_Goal_. Only the lines from the start of the data through the line with "Chart.register(...registerables);" belong in the copy. Restate them word for word, minus the pictures.

_Data lines_.
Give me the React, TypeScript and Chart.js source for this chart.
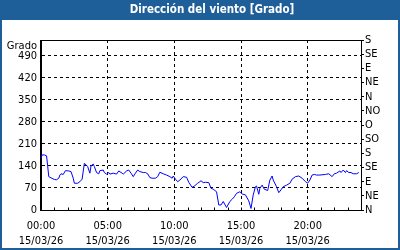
import React, { useEffect, useRef } from 'react';
import { Chart, registerables } from 'chart.js';

Chart.register(...registerables);

const chartTitle = 'Dirección del viento [Grado]';
const unitLabel = 'Grado';
const dateLabel = '15/03/26';
const hourLabels = ['00:00', '05:00', '10:00', '15:00', '20:00'];
const degreeTicks = [0, 70, 140, 210, 280, 350, 420, 490];
const compassTicks = [0, 45, 90, 135, 180, 225, 270, 315, 360, 405, 450, 495, 540];
const compassLabels = ['N', 'NE', 'E', 'SE', 'S', 'SO', 'O', 'NO', 'N', 'NE', 'E', 'SE', 'S'];

const times = [
  '00:00', '00:05', '00:15', '00:25', '00:30', '00:35', '00:45', '01:00', '01:10', '01:20',
  '01:25', '01:30', '01:40', '01:50', '02:05', '02:15', '02:25', '02:30', '02:45', '02:55',
  '03:05', '03:15', '03:25', '03:30', '03:40', '03:45', '03:55', '04:00', '04:10', '04:20',
  '04:25', '04:40', '04:45', '04:55', '05:05', '05:10', '05:25', '05:40', '05:50', '06:05',
  '06:10', '06:25', '06:35', '06:45', '06:55', '07:05', '07:15', '07:25', '07:40', '07:50',
  '08:00', '08:10', '08:20', '08:35', '08:45', '08:55', '09:10', '09:25', '09:40', '09:50',
  '09:55', '10:05', '10:15', '10:25', '10:40', '10:55', '11:05', '11:20', '11:30', '11:45',
  '11:55', '12:00', '12:10', '12:20', '12:35', '12:45', '12:55', '13:10', '13:20', '13:30',
  '13:40', '13:55', '14:10', '14:20', '14:30', '14:40', '14:55', '15:05', '15:20', '15:35',
  '15:45', '15:55', '16:05', '16:10', '16:20', '16:25', '16:35', '16:45', '17:00', '17:10',
  '17:20', '17:25', '17:40', '17:50', '18:00', '18:10', '18:25', '18:40', '18:50', '19:05',
  '19:20', '19:35', '19:50', '20:00', '20:10', '20:20', '20:30', '20:40', '20:55', '21:20',
  '21:35', '21:50', '22:00', '22:10', '22:25', '22:30', '22:40', '22:50', '22:55', '23:05',
  '23:15', '23:25', '23:40', '23:50',
];

const directions = [
  165, 175, 175, 172, 140, 106, 102, 97, 96, 101,
  111, 115, 113, 125, 124, 122, 101, 85, 85, 90,
  98, 148, 142, 138, 117, 140, 146, 138, 119, 115,
  125, 127, 119, 114, 119, 114, 117, 114, 124, 117,
  114, 124, 127, 117, 106, 117, 127, 122, 119, 119,
  115, 103, 101, 101, 106, 120, 115, 111, 106, 101,
  108, 98, 90, 95, 106, 104, 88, 72, 76, 85,
  90, 93, 87, 88, 87, 69, 66, 58, 16, 16,
  27, 8, 27, 34, 42, 53, 58, 51, 48, 29,
  5, 48, 74, 76, 50, 69, 79, 66, 62, 95,
  108, 95, 74, 55, 64, 74, 79, 85, 98, 106,
  108, 101, 90, 85, 95, 111, 113, 111, 111, 113,
  115, 106, 115, 117, 124, 119, 127, 119, 125, 119,
  119, 115, 115, 119,
];

const FONT = "'DejaVu Sans Condensed', 'DejaVu Sans', 'Liberation Sans', sans-serif";
const FRAME_BLUE = '#1e5f99';

const toHours = (t: string) => {
  const [h, m] = t.split(':').map(Number);
  return h + m / 60;
};

const framePlugin = {
  id: 'frame',
  beforeDraw(chart: any) {
    const { ctx, width, height } = chart;
    ctx.save();
    ctx.fillStyle = FRAME_BLUE;
    ctx.fillRect(0, 0, width, height);
    ctx.fillStyle = '#ffffff';
    ctx.fillRect(2, 20, width - 4, height - 22);
    ctx.fillStyle = '#ffffff';
    ctx.font = `bold 11.5px ${FONT}`;
    ctx.textAlign = 'center';
    ctx.textBaseline = 'middle';
    ctx.fillText(chartTitle, 212, 10);
    ctx.restore();
  },
  beforeDatasetsDraw(chart: any) {
    const { ctx, chartArea } = chart;
    const l = Math.round(chartArea.left) - 0.5;
    const t = Math.round(chartArea.top) + 0.5;
    const r = Math.round(chartArea.right) + 0.5;
    const b = Math.round(chartArea.bottom) + 0.5;
    ctx.save();
    ctx.strokeStyle = '#000';
    ctx.lineWidth = 1;
    ctx.setLineDash([]);
    ctx.strokeRect(l, t, r - l, b - t);
    const xs = chart.scales.x;
    ctx.beginPath();
    for (let h = 1; h < 24; h++) {
      const px = Math.round(xs.getPixelForValue(h)) + 0.5;
      ctx.moveTo(px, b);
      ctx.lineTo(px, b - 3);
    }
    ctx.stroke();
    ctx.fillStyle = '#000';
    ctx.font = `11px ${FONT}`;
    ctx.textAlign = 'right';
    ctx.textBaseline = 'middle';
    ctx.fillText(unitLabel, chartArea.left - 4, chartArea.top + 6);
    ctx.restore();
  },
};

export default function App() {
  const ref = useRef<HTMLCanvasElement | null>(null);

  useEffect(() => {
    document.body.style.margin = '0';
    const canvas = ref.current;
    if (!canvas) return;
    const points = times.map((t, i) => ({ x: toHours(t), y: directions[i] }));
    const chart = new Chart(canvas, {
      type: 'line',
      data: {
        datasets: [
          {
            data: points,
            borderColor: '#0000ff',
            borderWidth: 1,
            pointRadius: 0,
            tension: 0,
            fill: false,
          },
        ],
      },
      options: {
        responsive: false,
        devicePixelRatio: 1,
        animation: false,
        layout: { padding: { left: 2, right: 0, top: 40, bottom: 2 } },
        plugins: {
          legend: { display: false },
          tooltip: { enabled: false },
          title: { display: false },
        },
        scales: {
          x: {
            type: 'linear',
            min: 0,
            max: 24,
            afterBuildTicks: (s: any) => {
              s.ticks = Array.from({ length: 25 }, (_, h) => ({ value: h }));
            },
            afterFit: (s: any) => {
              s.height = 38;
            },
            ticks: {
              autoSkip: false,
              maxRotation: 0,
              padding: 9,
              color: '#000',
              font: { family: FONT, size: 11, lineHeight: 1.36 },
              callback: (v: any) => {
                const h = Number(v);
                if (h % 5 === 0 && h < 24) return [hourLabels[h / 5], dateLabel];
                return '';
              },
            },
            grid: {
              drawTicks: false,
              lineWidth: 1,
              color: (c: any) => {
                const h = c.tick ? c.tick.value : -1;
                return h % 5 === 0 && h > 0 && h < 24 ? '#000' : 'rgba(0,0,0,0)';
              },
            },
            border: { display: true, color: '#000', width: 1, dash: [3, 3] },
          },
          y: {
            position: 'left',
            min: 0,
            max: 540,
            afterBuildTicks: (s: any) => {
              s.ticks = degreeTicks.map((v) => ({ value: v }));
            },
            afterFit: (s: any) => {
              s.width = 39;
            },
            ticks: {
              autoSkip: false,
              padding: 4,
              color: '#000',
              font: { family: FONT, size: 11 },
            },
            grid: {
              drawTicks: false,
              color: (c: any) => (c.tick && c.tick.value > 0 ? '#000' : 'rgba(0,0,0,0)'),
            },
            border: { display: true, color: '#000', width: 1, dash: [3, 3] },
          },
          y1: {
            position: 'right',
            min: 0,
            max: 540,
            afterBuildTicks: (s: any) => {
              s.ticks = compassTicks.map((v) => ({ value: v }));
            },
            afterFit: (s: any) => {
              s.width = 39;
            },
            ticks: {
              autoSkip: false,
              padding: 1,
              color: '#000',
              font: { family: FONT, size: 11 },
              callback: (v: any) => compassLabels[compassTicks.indexOf(Number(v))] ?? '',
            },
            grid: {
              drawOnChartArea: false,
              drawTicks: true,
              tickLength: 3,
              color: '#000',
            },
            border: { display: true, color: '#000', width: 1 },
          },
        },
      },
      plugins: [framePlugin],
    });
    return () => chart.destroy();
  }, []);

  return (
    <div style={{ position: 'absolute', left: 0, top: 0, width: 400, height: 250 }}>
      <canvas ref={ref} width={400} height={250} style={{ display: 'block', width: 400, height: 250 }} />
    </div>
  );
}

_Answer for this exercise_.
Give me the React, TypeScript and Chart.js source for this chart.
import React, { useEffect, useRef } from 'react';
import { Chart, registerables } from 'chart.js';

Chart.register(...registerables);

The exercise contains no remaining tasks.